SUBLETTE COUNTY – With students poised to apply for summer jobs, the Big Piney Town Council and staff talked about perhaps hiring fewer and paying more at its April 19 meeting.
Parks-streets supervisor Kara Losik said it’s time to advertise summer positions and proposed “restructuring” the seasonal work. She suggested spreading out a certain responsibility to one worker instead of pairs as the town did last summer.
“We could cut back and hire four,” she told Mayor Tyler Maxfield and councilmembers Sherri Redden, Tawnya Miller, Stafford Polk IV and Sierra Banks.
“Last year we hired everyone who applied,” Losik explained.
With many of her “bigger projects” being completed over the past years, she suggested a smaller specialized crew – 16 or older to mow, one 18 or older to drive the town’s water truck and one to help water-sewer manager Mike Wagstaff after July 4.
Over the holiday, Big Piney staff and seasonal employees pitch in for the longtime annual Chuckwagon Days, with the parade, community breakfast, rodeo, fireworks and other holiday events.
They could all pitch in for special town projects, Losik said.
“Sometimes we paid two kids to get the work done,” Maxfield said. “I’d rather hire a few less and pay more.”
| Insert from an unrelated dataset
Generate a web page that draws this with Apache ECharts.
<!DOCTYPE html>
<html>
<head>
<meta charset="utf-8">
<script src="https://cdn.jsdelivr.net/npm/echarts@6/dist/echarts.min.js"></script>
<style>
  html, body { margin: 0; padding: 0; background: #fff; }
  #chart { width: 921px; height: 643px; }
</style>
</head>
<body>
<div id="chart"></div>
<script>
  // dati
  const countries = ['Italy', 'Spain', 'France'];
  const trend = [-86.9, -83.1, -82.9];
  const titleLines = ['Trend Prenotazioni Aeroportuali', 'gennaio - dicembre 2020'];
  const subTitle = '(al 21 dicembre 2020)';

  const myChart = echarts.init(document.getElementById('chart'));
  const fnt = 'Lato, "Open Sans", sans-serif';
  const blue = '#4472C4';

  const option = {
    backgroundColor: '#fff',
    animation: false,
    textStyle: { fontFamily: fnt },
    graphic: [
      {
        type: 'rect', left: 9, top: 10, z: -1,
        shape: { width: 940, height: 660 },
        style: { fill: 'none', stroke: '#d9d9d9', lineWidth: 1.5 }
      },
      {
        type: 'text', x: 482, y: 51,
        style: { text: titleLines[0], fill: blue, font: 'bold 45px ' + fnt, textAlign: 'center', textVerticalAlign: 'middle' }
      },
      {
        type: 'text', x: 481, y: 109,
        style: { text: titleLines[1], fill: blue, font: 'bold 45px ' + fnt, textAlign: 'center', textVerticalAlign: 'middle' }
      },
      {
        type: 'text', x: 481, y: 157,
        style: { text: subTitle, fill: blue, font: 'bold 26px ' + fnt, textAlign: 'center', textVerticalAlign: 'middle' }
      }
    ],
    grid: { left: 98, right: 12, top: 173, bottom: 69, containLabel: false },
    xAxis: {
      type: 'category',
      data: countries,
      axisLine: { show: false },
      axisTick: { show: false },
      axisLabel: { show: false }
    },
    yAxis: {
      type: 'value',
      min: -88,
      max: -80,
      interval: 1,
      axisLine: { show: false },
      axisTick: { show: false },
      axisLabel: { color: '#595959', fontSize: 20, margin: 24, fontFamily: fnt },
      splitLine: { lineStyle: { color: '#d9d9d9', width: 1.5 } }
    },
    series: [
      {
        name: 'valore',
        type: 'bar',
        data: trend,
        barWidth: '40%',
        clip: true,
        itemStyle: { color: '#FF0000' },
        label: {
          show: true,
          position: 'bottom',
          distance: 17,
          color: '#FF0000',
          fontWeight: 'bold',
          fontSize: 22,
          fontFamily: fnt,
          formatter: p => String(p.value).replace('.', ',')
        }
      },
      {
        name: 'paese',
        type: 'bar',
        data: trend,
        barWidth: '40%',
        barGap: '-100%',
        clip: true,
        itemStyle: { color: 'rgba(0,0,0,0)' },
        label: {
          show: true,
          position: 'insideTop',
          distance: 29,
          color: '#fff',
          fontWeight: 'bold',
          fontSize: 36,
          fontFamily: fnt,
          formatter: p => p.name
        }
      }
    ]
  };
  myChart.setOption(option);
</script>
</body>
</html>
In other business, code enforcer Greg Eiden related a municipal court process with town attorney Doug Mason and Sheriff KC Lehr, in an effort to bring property owners’ attention to maintaining municipal codes.
One property on Budd Avenue is cleaned up to town standards and another owner came to municipal court to work through a citation.
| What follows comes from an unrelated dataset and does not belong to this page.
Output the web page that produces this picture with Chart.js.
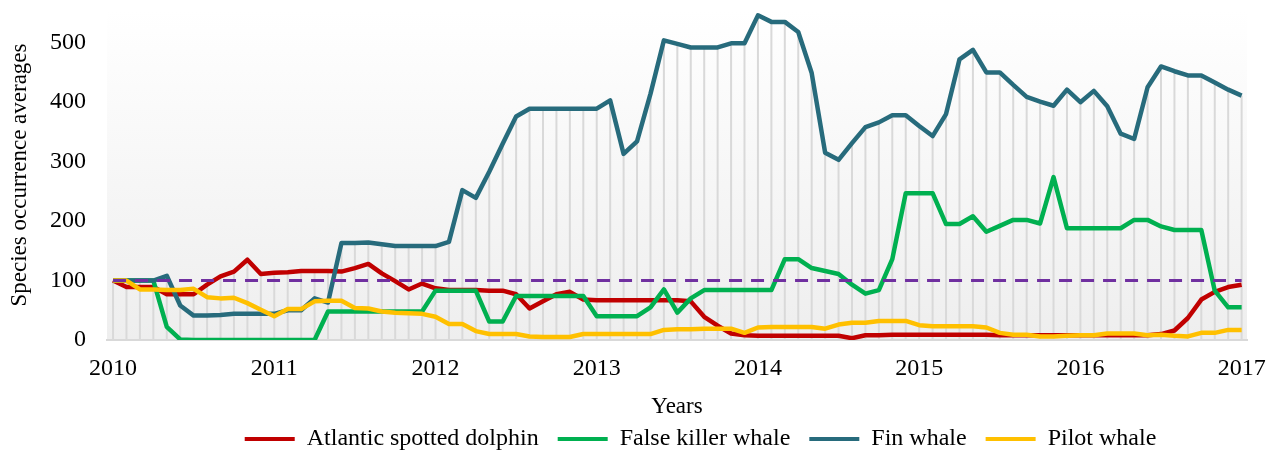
<!DOCTYPE html>
<html>
<head>
<meta charset="utf-8">
<script src="https://cdn.jsdelivr.net/npm/chart.js@4"></script>
<style>
  html, body { margin: 0; padding: 0; background: #ffffff; }
  #wrap { width: 1277px; height: 450px; }
</style>
</head>
<body>
<div id="wrap"><canvas id="speciesChart" width="1277" height="450"></canvas></div>
<script>
// Rótulos do eixo x (um a cada 12 meses)
const yearLabels = ['2010', '2011', '2012', '2013', '2014', '2015', '2016', '2017'];

// Médias mensais, jan/2010 até jan/2017
const dolphin = [100, 89, 89, 89, 77, 77, 77, 93, 107, 115, 135, 111,
    113, 114, 116, 116, 116, 115, 121, 128, 112, 99, 85, 95,
    87, 84, 84, 84, 83, 83, 77, 53, 65, 77, 81, 68,
    67, 67, 67, 67, 67, 67, 67, 65, 39, 24, 11, 8,
    7, 7, 7, 7, 7, 7, 7, 3, 8, 8, 9, 9,
    9, 9, 9, 9, 9, 9, 8, 8, 8, 8, 8, 8,
    8, 8, 8, 8, 8, 8, 10, 16, 37, 68, 81, 89,
    93];

const falseKiller = [100, 100, 100, 100, 22, 1, 0, 0, 0, 0, 0, 0,
    0, 0, 0, 0, 48, 48, 48, 48, 48, 48, 48, 48,
    83, 83, 83, 83, 31, 31, 74, 74, 74, 74, 74, 74,
    40, 40, 40, 40, 55, 85, 46, 70, 84, 84, 84, 84,
    84, 84, 136, 136, 121, 116, 111, 93, 78, 84, 136, 247,
    247, 247, 195, 195, 208, 182, 192, 202, 202, 196, 274, 188,
    188, 188, 188, 188, 202, 202, 191, 185, 185, 185, 83, 55,
    55];

const finWhale = [100, 100, 100, 100, 108, 58, 41, 41, 42, 44, 44, 44,
    44, 50, 50, 70, 63, 163, 163, 164, 161, 158, 158, 158,
    158, 165, 252, 239, 283, 330, 376, 389, 389, 389, 389, 389,
    389, 403, 313, 334, 414, 504, 498, 492, 492, 492, 499, 499,
    546, 535, 535, 518, 449, 315, 303, 331, 358, 366, 378, 378,
    360, 343, 380, 472, 488, 450, 450, 429, 409, 401, 394, 421,
    400, 419, 393, 347, 338, 425, 460, 452, 445, 445, 433, 421,
    411];

const pilotWhale = [100, 100, 85, 85, 84, 84, 86, 72, 70, 71, 62, 51,
    40, 52, 52, 65, 66, 66, 54, 53, 48, 46, 45, 44,
    39, 27, 27, 15, 10, 10, 10, 6, 5, 5, 5, 10,
    10, 10, 10, 10, 10, 17, 18, 18, 19, 19, 19, 12,
    21, 22, 22, 22, 22, 19, 26, 29, 29, 32, 32, 32,
    25, 23, 23, 23, 23, 21, 12, 9, 9, 6, 6, 7,
    8, 8, 11, 11, 11, 8, 9, 7, 6, 12, 12, 17,
    17];

// Linha de referência (100)
const reference = dolphin.map(() => 100);

const monthIndex = dolphin.map((_, i) => i);

// Fundo em degradê na área do gráfico
const plotBackground = {
    id: 'plotBackground',
    beforeDraw(chart) {
        const { ctx, chartArea } = chart;
        const grad = ctx.createLinearGradient(0, chartArea.top, 0, chartArea.bottom);
        grad.addColorStop(0, '#ffffff');
        grad.addColorStop(1, '#eeeeee');
        ctx.save();
        ctx.fillStyle = grad;
        ctx.fillRect(chartArea.left, chartArea.top, chartArea.right - chartArea.left, chartArea.bottom - chartArea.top);
        ctx.restore();
    }
};

// Linhas verticais do ponto mais alto até o eixo
const dropLines = {
    id: 'dropLines',
    beforeDatasetsDraw(chart) {
        const { ctx } = chart;
        const base = chart.scales.y.getPixelForValue(0);
        const metas = [0, 1, 2, 3].map(d => chart.getDatasetMeta(d));
        ctx.save();
        ctx.strokeStyle = '#d9d9d9';
        ctx.lineWidth = 2;
        metas[0].data.forEach((pt, i) => {
            let top = base;
            metas.forEach(m => { top = Math.min(top, m.data[i].y); });
            ctx.beginPath();
            ctx.moveTo(pt.x, top);
            ctx.lineTo(pt.x, base);
            ctx.stroke();
        });
        ctx.restore();
    }
};

// Ajuste da posição da legenda
const legendShift = {
    id: 'legendShift',
    afterLayout(chart) {
        const lg = chart.legend;
        lg.left += 77;
        lg.right += 77;
        lg.top -= 8;
        lg.bottom -= 8;
    }
};

function serie(label, data, color, order) {
    return {
        label: label,
        data: data,
        borderColor: color,
        backgroundColor: color,
        borderWidth: 4.5,
        pointRadius: 0,
        tension: 0,
        borderJoinStyle: 'round',
        order: order
    };
}

const ctx = document.getElementById('speciesChart').getContext('2d');
const speciesChart = new Chart(ctx, {
    type: 'line',
    data: {
        labels: monthIndex,
        datasets: [
            serie('Atlantic spotted dolphin', dolphin, '#c00000', 5),
            serie('False killer whale', falseKiller, '#00b050', 4),
            serie('Fin whale', finWhale, '#276b7c', 3),
            serie('Pilot whale', pilotWhale, '#ffc000', 2),
            {
                label: 'ref',
                data: reference,
                borderColor: '#7030a0',
                borderWidth: 3,
                borderDash: [13, 9],
                pointRadius: 0,
                order: 1
            }
        ]
    },
    options: {
        responsive: false,
        animation: false,
        layout: { padding: { top: 10, right: 30, left: 0, bottom: -19 } },
        plugins: {
            tooltip: { enabled: false },
            legend: {
                position: 'bottom',
                labels: {
                    font: { family: 'Liberation Serif', size: 24 },
                    color: '#000000',
                    boxWidth: 50,
                    boxHeight: 4,
                    padding: 19,
                    filter: item => item.datasetIndex < 4,
                    sort: (a, b) => a.datasetIndex - b.datasetIndex,
                    generateLabels(chart) {
                        const items = Chart.defaults.plugins.legend.labels.generateLabels(chart);
                        items.forEach(it => { it.lineWidth = 0; it.fillStyle = it.strokeStyle; it.lineDash = []; });
                        return items;
                    }
                }
            }
        },
        scales: {
            x: {
                type: 'linear',
                min: -0.45,
                max: 84.4,
                grid: { display: false, drawTicks: false },
                border: { display: true, color: '#d9d9d9', width: 2 },
                afterBuildTicks(scale) {
                    scale.ticks = yearLabels.map((_, k) => ({ value: k * 12 }));
                },
                afterFit(scale) {
                    scale.height = 76;
                    scale.paddingLeft = 0;
                    scale.paddingRight = 0;
                },
                ticks: {
                    autoSkip: false,
                    maxRotation: 0,
                    padding: 17,
                    color: '#000000',
                    font: { family: 'Liberation Serif', size: 24, lineHeight: 1 },
                    callback: v => yearLabels[v / 12]
                },
                title: {
                    display: true,
                    text: 'Years',
                    color: '#000000',
                    font: { family: 'Liberation Serif', size: 23, lineHeight: 1 },
                    padding: { top: 13, bottom: -2 }
                }
            },
            y: {
                min: 0,
                max: 555,
                grid: { display: false, drawTicks: false },
                border: { display: false },
                afterFit(scale) {
                    scale.width = 107;
                    scale.paddingTop = 0;
                    scale.paddingBottom = 0;
                },
                ticks: {
                    stepSize: 100,
                    includeBounds: false,
                    padding: 21,
                    color: '#000000',
                    font: { family: 'Liberation Serif', size: 24 }
                },
                title: {
                    display: true,
                    text: 'Species occurrence averages',
                    color: '#000000',
                    font: { family: 'Liberation Serif', size: 23, lineHeight: 1.2 },
                    padding: { top: 6, bottom: 0 }
                }
            }
        }
    },
    plugins: [plotBackground, dropLines, legendShift]
});
</script>
</body>
</html>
“Doug Mason and Sheriff Lehr did an excellent job of representing the town’s needs,” Eiden said.
Maxfield said he noticed improvements to the Miller Way property. “The end result is, we got what we wanted – ‘clean up your stuff.’”
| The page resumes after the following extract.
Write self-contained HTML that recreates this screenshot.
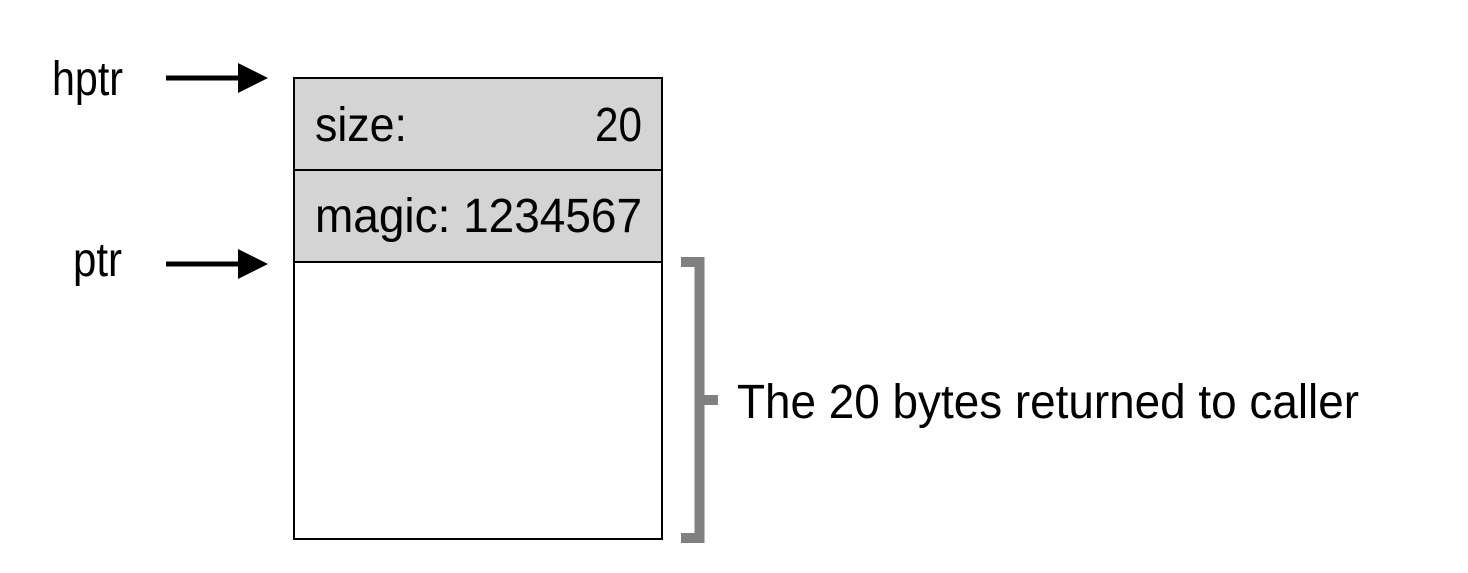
<!DOCTYPE html>
<html><head><style>body{margin:0;background:#fff}</style></head><body>
<svg width="1468" height="568" xmlns="http://www.w3.org/2000/svg" font-family="Liberation Sans, sans-serif" font-size="48">
<rect x="294" y="78" width="368" height="92" fill="#d4d4d4" stroke="#000" stroke-width="2"/>
<rect x="294" y="170" width="368" height="92" fill="#d4d4d4" stroke="#000" stroke-width="2"/>
<rect x="294" y="262" width="368" height="277" fill="#fff" stroke="#000" stroke-width="2"/>
<text x="315" y="141" textLength="92" lengthAdjust="spacingAndGlyphs">size:</text>
<text x="595" y="141" textLength="47" lengthAdjust="spacingAndGlyphs">20</text>
<text x="315" y="232" textLength="327" lengthAdjust="spacingAndGlyphs">magic: 1234567</text>
<text x="52" y="95" textLength="71" lengthAdjust="spacingAndGlyphs">hptr</text>
<text x="73" y="276" textLength="49" lengthAdjust="spacingAndGlyphs">ptr</text>
<line x1="166" y1="78" x2="240" y2="78" stroke="#000" stroke-width="5"/>
<polygon points="238,63 268,78 238,93" fill="#000"/>
<line x1="166" y1="264" x2="240" y2="264" stroke="#000" stroke-width="5"/>
<polygon points="238,249 268,264 238,279" fill="#000"/>
<path d="M681 262 H699.5 V538 H681" fill="none" stroke="#808080" stroke-width="10"/>
<rect x="699" y="395" width="19" height="10" fill="#808080"/>
<text x="737" y="418" textLength="622" lengthAdjust="spacingAndGlyphs">The 20 bytes returned to caller</text>
</svg>
</body></html>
The sheriff said he will continue working closely with Eiden to help enforce Big Piney’s ordinances.
House Rep. Albert Sommers of Pinedale gave the council an overview of the Wyoming Legislature’s redistricting and state budget updates.
In the state’s final redistricting plan, the House District No. 20 seat includes all of Sublette County and the “Sublette 9” portion of LaBarge in Lincoln County.
“I think it puts Sublette County in a good spot.” Sommers said. This will be his last campaign for the seat.
During the legislature’s budget session, of the American Rescue Plan Act of 2021, more commonly referred to as ARPA, Sommers said smaller town governments will receive more money. Millions will be available for grant programs including broadband, water, wastewater and other expenses – “There are some pretty good pots of money out there for you to take a look at.”
For Big Piney, with less than 500 residents, estimated funds of about $54,000 increase to $90,134.
“Every little bit helps,” Maxfield said.
Sam Bixler asked the council to support a resolution to resume sales of public lands’ oil and gas leases for “responsible sustained production of oil and gas on public lands and in Sublette County.” He said President Biden’s moratorium is costing Wyoming jobs and revenue.
“It’s an opportunity to show the people in power … and our delegation in Washington we really support it as a community,” Bixler said.
The council voted unanimously to pass the resolution.